Quote the data exactly, first line to the line containing "from matplotlib.ticker import MultipleLocator", with no pictures.

- - -

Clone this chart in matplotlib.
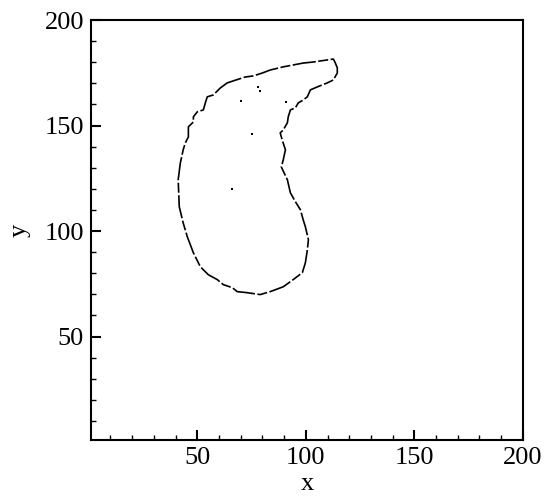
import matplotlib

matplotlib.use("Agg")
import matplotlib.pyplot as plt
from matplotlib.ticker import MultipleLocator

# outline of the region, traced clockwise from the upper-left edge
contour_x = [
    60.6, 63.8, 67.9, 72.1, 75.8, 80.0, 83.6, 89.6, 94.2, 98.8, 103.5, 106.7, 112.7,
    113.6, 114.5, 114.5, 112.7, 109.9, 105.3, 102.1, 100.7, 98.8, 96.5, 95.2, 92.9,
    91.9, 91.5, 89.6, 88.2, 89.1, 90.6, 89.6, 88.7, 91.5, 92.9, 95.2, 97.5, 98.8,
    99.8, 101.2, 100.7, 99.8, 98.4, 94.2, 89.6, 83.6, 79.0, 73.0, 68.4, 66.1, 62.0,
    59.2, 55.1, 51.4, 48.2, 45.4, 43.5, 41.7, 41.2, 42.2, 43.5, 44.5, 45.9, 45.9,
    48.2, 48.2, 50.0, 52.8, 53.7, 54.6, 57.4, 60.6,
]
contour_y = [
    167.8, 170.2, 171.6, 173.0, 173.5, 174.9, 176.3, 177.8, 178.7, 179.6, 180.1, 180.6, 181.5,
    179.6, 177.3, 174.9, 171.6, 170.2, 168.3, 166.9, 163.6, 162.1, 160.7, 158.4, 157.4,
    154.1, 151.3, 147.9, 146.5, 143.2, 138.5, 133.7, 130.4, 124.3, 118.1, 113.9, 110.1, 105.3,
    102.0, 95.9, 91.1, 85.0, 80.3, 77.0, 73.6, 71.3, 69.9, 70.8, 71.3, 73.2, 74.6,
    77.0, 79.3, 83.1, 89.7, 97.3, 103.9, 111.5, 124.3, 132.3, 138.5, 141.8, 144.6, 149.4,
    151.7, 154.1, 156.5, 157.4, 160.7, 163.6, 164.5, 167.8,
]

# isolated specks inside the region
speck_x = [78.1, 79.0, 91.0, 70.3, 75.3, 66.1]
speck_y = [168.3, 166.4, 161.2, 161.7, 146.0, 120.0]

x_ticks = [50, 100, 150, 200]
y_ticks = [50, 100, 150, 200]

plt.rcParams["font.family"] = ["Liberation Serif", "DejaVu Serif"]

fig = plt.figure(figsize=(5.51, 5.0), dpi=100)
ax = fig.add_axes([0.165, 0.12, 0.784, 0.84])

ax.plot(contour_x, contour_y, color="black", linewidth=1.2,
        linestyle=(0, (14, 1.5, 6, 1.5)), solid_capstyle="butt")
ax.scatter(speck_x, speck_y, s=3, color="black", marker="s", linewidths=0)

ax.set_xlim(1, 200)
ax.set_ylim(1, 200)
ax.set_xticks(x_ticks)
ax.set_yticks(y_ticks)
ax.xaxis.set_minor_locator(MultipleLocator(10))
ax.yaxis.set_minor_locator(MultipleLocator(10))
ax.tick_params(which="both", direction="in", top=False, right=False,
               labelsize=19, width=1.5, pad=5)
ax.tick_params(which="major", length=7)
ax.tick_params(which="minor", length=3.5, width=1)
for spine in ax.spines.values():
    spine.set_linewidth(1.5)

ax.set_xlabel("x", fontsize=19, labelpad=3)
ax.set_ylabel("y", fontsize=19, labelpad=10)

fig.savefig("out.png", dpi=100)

- - -

*Solution to this exercise:*
Clone this chart in matplotlib.
import matplotlib

matplotlib.use("Agg")
import matplotlib.pyplot as plt
from matplotlib.ticker import MultipleLocator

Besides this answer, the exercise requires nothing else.